The Professor and Red Eye work on the potential cure, the former giving the potential reason why Wade's sickness is progressing so fast being that they're from a different Earth and thus have different immunities. Wade has more hallucinations, this time of of Quinn professing his undying love, and Quinn arrives to finally meet Red Eye and the both have a nice, wholesome, WTF?! moment.

With luck, the Professor has finished his first bit of the potential cure and prepares to take it, Red Eye pointing out that there are many others who are far sicker than he. In one of the moments that remind me why I love his character, Arturo brings up the fact that he has no idea if the cure will work and that it could possibly kill him due to the fact that the ingredients not doing the same thing that they do in the universe he knows. Rather than have it not work on someone sick or kill someone, Arturo elects to take the potential sacrifice himself.

It's a very interesting idea that sadly never really gets explored over the course of the series.

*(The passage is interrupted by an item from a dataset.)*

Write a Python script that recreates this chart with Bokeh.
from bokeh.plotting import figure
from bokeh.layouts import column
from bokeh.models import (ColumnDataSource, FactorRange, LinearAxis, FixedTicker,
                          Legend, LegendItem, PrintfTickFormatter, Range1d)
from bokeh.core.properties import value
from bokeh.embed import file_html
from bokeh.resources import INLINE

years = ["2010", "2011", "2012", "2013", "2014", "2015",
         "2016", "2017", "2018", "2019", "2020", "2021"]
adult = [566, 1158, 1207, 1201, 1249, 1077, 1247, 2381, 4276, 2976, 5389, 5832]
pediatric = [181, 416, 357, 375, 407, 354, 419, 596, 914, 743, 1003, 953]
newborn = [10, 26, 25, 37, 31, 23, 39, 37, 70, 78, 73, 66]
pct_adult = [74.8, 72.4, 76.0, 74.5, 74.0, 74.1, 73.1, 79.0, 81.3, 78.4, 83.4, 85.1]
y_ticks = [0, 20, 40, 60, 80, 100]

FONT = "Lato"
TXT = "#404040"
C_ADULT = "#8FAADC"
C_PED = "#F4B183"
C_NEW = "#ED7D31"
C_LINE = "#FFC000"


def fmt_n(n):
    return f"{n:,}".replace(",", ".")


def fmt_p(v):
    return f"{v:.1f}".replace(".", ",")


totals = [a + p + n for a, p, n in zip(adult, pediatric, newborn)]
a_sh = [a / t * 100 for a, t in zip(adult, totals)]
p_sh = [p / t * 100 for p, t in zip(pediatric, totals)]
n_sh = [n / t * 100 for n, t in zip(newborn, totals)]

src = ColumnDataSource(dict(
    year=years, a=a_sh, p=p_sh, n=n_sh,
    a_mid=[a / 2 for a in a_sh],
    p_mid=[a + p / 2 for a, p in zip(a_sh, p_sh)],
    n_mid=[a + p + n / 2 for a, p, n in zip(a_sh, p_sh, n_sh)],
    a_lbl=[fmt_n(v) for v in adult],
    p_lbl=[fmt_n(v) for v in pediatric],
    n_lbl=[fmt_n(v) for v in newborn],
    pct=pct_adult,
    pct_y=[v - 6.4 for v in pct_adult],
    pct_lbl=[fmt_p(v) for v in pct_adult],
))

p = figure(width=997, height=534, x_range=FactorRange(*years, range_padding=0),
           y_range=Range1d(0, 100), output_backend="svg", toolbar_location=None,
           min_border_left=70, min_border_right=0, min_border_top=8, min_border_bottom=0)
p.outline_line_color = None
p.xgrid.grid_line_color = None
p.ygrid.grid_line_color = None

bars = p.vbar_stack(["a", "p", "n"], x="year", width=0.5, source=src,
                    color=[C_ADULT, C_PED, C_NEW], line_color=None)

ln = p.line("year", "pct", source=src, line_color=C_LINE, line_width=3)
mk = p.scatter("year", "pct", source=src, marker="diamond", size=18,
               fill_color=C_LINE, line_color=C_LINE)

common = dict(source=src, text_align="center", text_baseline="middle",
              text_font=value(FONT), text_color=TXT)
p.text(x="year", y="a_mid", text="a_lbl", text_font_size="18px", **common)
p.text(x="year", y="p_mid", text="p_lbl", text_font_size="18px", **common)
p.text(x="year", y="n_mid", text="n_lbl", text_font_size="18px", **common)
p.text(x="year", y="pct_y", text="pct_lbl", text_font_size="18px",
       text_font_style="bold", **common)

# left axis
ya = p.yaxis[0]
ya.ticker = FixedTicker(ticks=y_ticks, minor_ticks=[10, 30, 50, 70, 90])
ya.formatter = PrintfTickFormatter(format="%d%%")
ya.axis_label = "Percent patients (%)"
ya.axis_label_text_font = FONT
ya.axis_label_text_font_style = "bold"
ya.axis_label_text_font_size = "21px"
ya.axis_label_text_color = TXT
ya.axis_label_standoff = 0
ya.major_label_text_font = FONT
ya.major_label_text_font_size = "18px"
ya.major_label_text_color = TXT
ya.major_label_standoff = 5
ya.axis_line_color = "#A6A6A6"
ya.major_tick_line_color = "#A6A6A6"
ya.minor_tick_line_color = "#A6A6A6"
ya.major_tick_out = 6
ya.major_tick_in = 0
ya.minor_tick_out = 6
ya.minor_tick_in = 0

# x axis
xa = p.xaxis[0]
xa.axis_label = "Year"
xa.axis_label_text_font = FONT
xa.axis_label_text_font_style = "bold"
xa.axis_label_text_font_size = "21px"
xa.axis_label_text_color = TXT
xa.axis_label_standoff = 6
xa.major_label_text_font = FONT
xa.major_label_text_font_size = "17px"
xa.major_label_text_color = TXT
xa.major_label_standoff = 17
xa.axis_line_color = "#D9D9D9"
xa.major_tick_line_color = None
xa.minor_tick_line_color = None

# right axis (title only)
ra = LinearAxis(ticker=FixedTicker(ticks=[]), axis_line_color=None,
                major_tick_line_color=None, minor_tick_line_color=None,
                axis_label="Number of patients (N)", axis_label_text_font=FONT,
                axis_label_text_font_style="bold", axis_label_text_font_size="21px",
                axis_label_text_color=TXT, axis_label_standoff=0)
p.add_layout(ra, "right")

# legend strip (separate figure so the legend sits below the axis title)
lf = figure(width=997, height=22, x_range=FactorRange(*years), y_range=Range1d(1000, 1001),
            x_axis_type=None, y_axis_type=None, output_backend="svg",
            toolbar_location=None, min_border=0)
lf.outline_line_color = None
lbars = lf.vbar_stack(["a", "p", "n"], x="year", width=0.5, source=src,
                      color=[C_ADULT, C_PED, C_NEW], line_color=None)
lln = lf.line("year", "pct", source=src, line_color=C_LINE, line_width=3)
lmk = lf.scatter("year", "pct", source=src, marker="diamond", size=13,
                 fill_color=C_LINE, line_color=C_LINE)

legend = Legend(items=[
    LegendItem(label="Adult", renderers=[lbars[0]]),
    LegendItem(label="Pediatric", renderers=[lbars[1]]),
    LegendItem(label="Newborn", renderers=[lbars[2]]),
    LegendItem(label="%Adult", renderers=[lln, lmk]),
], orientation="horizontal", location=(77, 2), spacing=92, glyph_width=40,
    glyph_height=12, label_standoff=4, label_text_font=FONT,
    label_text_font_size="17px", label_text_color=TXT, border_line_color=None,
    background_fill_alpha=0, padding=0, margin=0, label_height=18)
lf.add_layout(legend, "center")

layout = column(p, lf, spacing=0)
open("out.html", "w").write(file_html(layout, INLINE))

Besides some minor quirks, everything in every other parallel universe sadly runs the same way as it does in the main universe throughout the rest of the show.

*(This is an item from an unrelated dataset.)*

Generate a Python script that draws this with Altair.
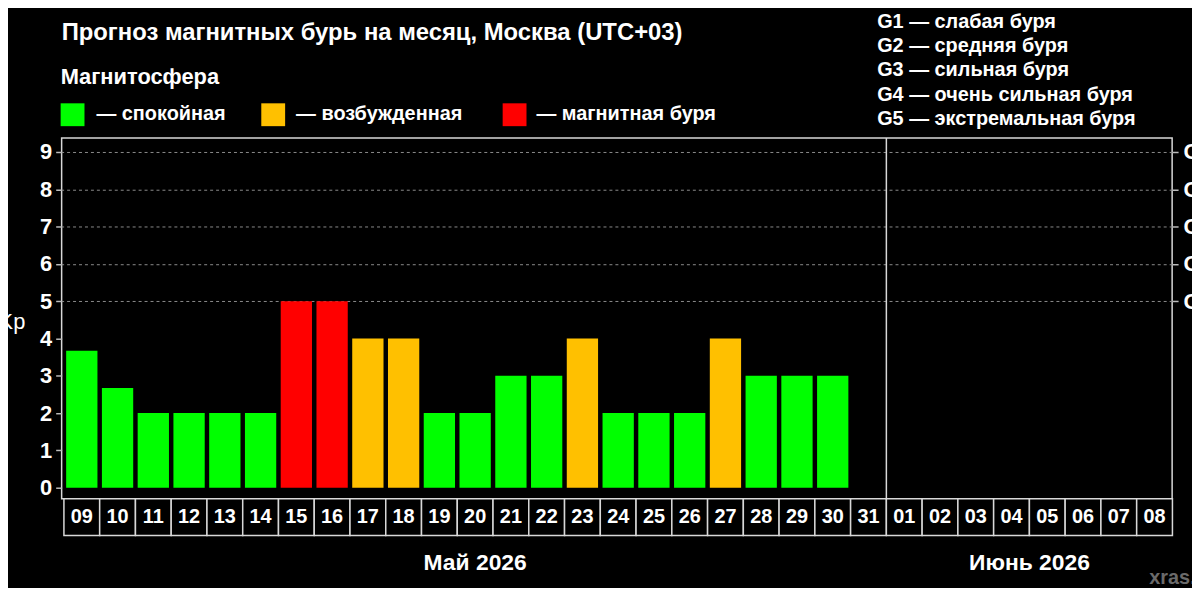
import altair as alt
import pandas as pd

# ---------------- data ----------------
days = ["09", "10", "11", "12", "13", "14", "15", "16", "17", "18", "19", "20",
        "21", "22", "23", "24", "25", "26", "27", "28", "29", "30", "31",
        "01", "02", "03", "04", "05", "06", "07", "08"]
kp_values = [3.67, 2.67, 2, 2, 2, 2, 5, 5, 4, 4, 2, 2, 3, 3, 4, 2, 2, 2, 4, 3, 3, 3]
states = ["спокойная", "спокойная", "спокойная", "спокойная", "спокойная", "спокойная",
          "буря", "буря", "возбужденная", "возбужденная", "спокойная", "спокойная",
          "спокойная", "спокойная", "возбужденная", "спокойная", "спокойная", "спокойная",
          "возбужденная", "спокойная", "спокойная", "спокойная"]
state_domain = ["спокойная", "возбужденная", "буря"]
state_colors = ["#00ff00", "#ffc000", "#ff0000"]
y_ticks = [0, 1, 2, 3, 4, 5, 6, 7, 8, 9]
g_ticks = [5, 6, 7, 8, 9]
months = ["Май 2026", "Июнь 2026"]
month_center_days = ["20", "05"]

title_text = "Прогноз магнитных бурь на месяц, Москва (UTC+03)"
legend_title = "Магнитосфера"
legend_labels = ["— спокойная", "— возбужденная", "— магнитная буря"]
g_lines = ["G1 — слабая буря", "G2 — средняя буря", "G3 — сильная буря",
           "G4 — очень сильная буря", "G5 — экстремальная буря"]

# ---------------- style ----------------
W, H = 1118, 363
LINE = "#d8d8d8"
FONT = "Liberation Sans"

bars_df = pd.DataFrame({"day": days[:len(kp_values)], "kp": kp_values, "state": states})
cells_df = pd.DataFrame({"day": days})

x_scale = alt.Scale(domain=days, range=[2.3, 1118.3], paddingInner=0, paddingOuter=0)
y_scale = alt.Scale(domain=[-0.293, 9.373], nice=False, zero=False)

bars = alt.Chart(bars_df).mark_bar(width=alt.RelativeBandSize(0.875)).encode(
    x=alt.X("day:N", scale=x_scale, axis=None, sort=None),
    y=alt.Y("kp:Q", scale=y_scale,
            axis=alt.Axis(orient="left", values=y_ticks, grid=False, domain=False,
                          tickColor="#bbbbbb", tickSize=6, tickWidth=1.5,
                          labelColor="white", labelFont=FONT, labelFontSize=22,
                          labelFontWeight="bold", labelPadding=4, title=None)),
    y2=alt.value(H),
    color=alt.Color("state:N", scale=alt.Scale(domain=state_domain, range=state_colors),
                    legend=None),
)

g_axis = alt.Chart(bars_df).mark_rule(opacity=0).encode(
    y=alt.Y("kp:Q", scale=y_scale,
            axis=alt.Axis(orient="right", values=g_ticks, grid=True, gridDash=[3, 3],
                          gridColor="#8a8a8a", gridWidth=1, domain=False,
                          tickColor="#bbbbbb", tickSize=6, tickWidth=1.5,
                          labelColor="white", labelFont=FONT, labelFontSize=22,
                          labelFontWeight="bold", labelPadding=5,
                          labelExpr="'G' + (datum.value - 4)", title=None)),
)

divider = alt.Chart(pd.DataFrame({"day": ["01"]})).mark_rule(
    color=LINE, strokeWidth=1.5).encode(
    x=alt.X("day:N", scale=x_scale, axis=None, bandPosition=0),
    y=alt.value(0), y2=alt.value(H),
)

cells = alt.Chart(cells_df).mark_rect(fill="black", stroke=LINE, strokeWidth=1.5).encode(
    x=alt.X("day:N", scale=x_scale, axis=None, sort=None),
    y=alt.value(H), y2=alt.value(H + 37),
)

cell_text = alt.Chart(cells_df).mark_text(
    color="white", font=FONT, fontSize=20, fontWeight="bold", baseline="middle").encode(
    x=alt.X("day:N", scale=x_scale, axis=None, sort=None),
    y=alt.value(H + 19), text="day:N",
)

may = alt.Chart(pd.DataFrame({"day": [month_center_days[0]], "m": [months[0]]})).mark_text(
    color="white", font=FONT, fontSize=23, fontWeight="bold", baseline="middle").encode(
    x=alt.X("day:N", scale=x_scale, axis=None), y=alt.value(428), text="m:N")

june = alt.Chart(pd.DataFrame({"day": [month_center_days[1]], "m": [months[1]]})).mark_text(
    color="white", font=FONT, fontSize=23, fontWeight="bold", baseline="middle").encode(
    x=alt.X("day:N", scale=x_scale, axis=None, bandPosition=0), y=alt.value(428), text="m:N")

one = pd.DataFrame({"k": [0]})

title = alt.Chart(one).mark_text(
    text=title_text, color="white", font=FONT, fontSize=24, fontWeight="bold",
    align="left", baseline="alphabetic").encode(x=alt.value(0), y=alt.value(-99))

leg_title = alt.Chart(one).mark_text(
    text=legend_title, color="white", font=FONT, fontSize=22, fontWeight="bold",
    align="left", baseline="alphabetic").encode(x=alt.value(-1), y=alt.value(-54))

leg_layers = []
sq_x = [-1, 201, 444]
tx_x = [35, 236, 478]
for i in range(3):
    leg_layers.append(alt.Chart(one).mark_rect(color=state_colors[i]).encode(
        x=alt.value(sq_x[i]), x2=alt.value(sq_x[i] + 24),
        y=alt.value(-35), y2=alt.value(-12)))
    leg_layers.append(alt.Chart(one).mark_text(
        text=legend_labels[i], color="white", font=FONT, fontSize=20, fontWeight="bold",
        align="left", baseline="middle").encode(x=alt.value(tx_x[i]), y=alt.value(-24)))

g_text = alt.Chart(one).mark_text(
    text=g_lines, color="white", font=FONT, fontSize=20, fontWeight="bold",
    align="left", baseline="middle", lineHeight=24.5).encode(
    x=alt.value(821), y=alt.value(-117))

kp_label = alt.Chart(one).mark_text(
    text="Kp", color="white", font=FONT, fontSize=22, align="center",
    baseline="middle").encode(x=alt.value(-50), y=alt.value(185))

watermark = alt.Chart(one).mark_text(
    text="xras.ru", color="#6a6a6a", font=FONT, fontSize=20, fontWeight="bold",
    align="left", baseline="middle").encode(x=alt.value(1095), y=alt.value(443))

chart = alt.layer(
    g_axis, bars, divider, cells, cell_text, may, june, title, leg_title,
    *leg_layers, g_text, kp_label, watermark,
).resolve_axis(y="independent").properties(
    width=W, height=H,
    autosize=alt.AutoSizeParams(type="none"),
    padding={"left": 54, "top": 129, "right": 20, "bottom": 88},
    background="black",
).configure_view(stroke=LINE, strokeWidth=1.5)

chart.save("out.html", embed_options={"renderer": "svg", "actions": False})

However, we're less than ten minutes from the end title card, so the Medic Militia tracks down the Cabbie of Destiny and has him point out where he dropped off Quinn and Rembrandt and charge off to break down the resistance.

Also, Rembrandt gets the disease at the last minute, but apparently the Professor's cure has been duplicated and thus it's...completely pointless. Because yes, Arturo is cured and his fever broken, thus Wade can be cured and so can everyone else. All is well with only twelve minutes to go before the Slide. Nice that everything in the episode was wrapped up in a nice little bow like tha-oh right, the CDC, I forgot.

The CDC gets in and starts tagging everyone, the Sliders held up some steps for their slide with only a minute to go. Red Eye faces off against the doctor leading the swat team (only in reviewing things like Sliders do I ever get to say something like that), declaring that he's somehow managed to get word to other infected in other quarantine zones about the cure and how to make it, and that the government won't be able to keep it just for the wealthy. I'd question how he managed to do that, but the Sliders are about to escape so it's not really all that important.

They jump and we cut to Wade waking up next to a fire, apparently all better now minus a little grogginess.  Quinn tells her that she'll be fine and about that they found a cure for those people. Sliding made a difference. Wade settles in to get some rest, and Rembrandt and Arturo arrive to ask him Quinn if he told her about the cannibals...who have ominously stopped playing their drums. Cue audience laughter as the episode closes...
"Hey, babe, I'm Jerry O'Connell. Don't you wanna say you got with Jerry O'Connell?" 

As I said before, this episode is very obviously a jab at the pharmaceutical companies and the like that withhold cures only for the rich, building a society that is built around that crux point.

Also as I said before, it's not as anvilicious as many later Lessons of the Day are, the only scene where it really shines through and beats the viewer over the head in Red Eye's showdown with the doctor. It brings up the interesting idea that maybe the very chemistry of a universe is not necessarily the same as another, even if that idea is never really brought up again or followed up on. The ending is a little rushed, but that's the case with quite a few endings so it would be rather unfair to rag on that too much.

A good enough episode and a better concept for introducing the multiverse theory to the audience than the Pilot episode gave.

Because, y'know, a world where the Soviet Union took over is way less believable than a world where the government controls the people through a campaign of disease and fear and holds up the only cure for how much money it can make off of people.

...actually, given recent events...eh, too topical, too topical.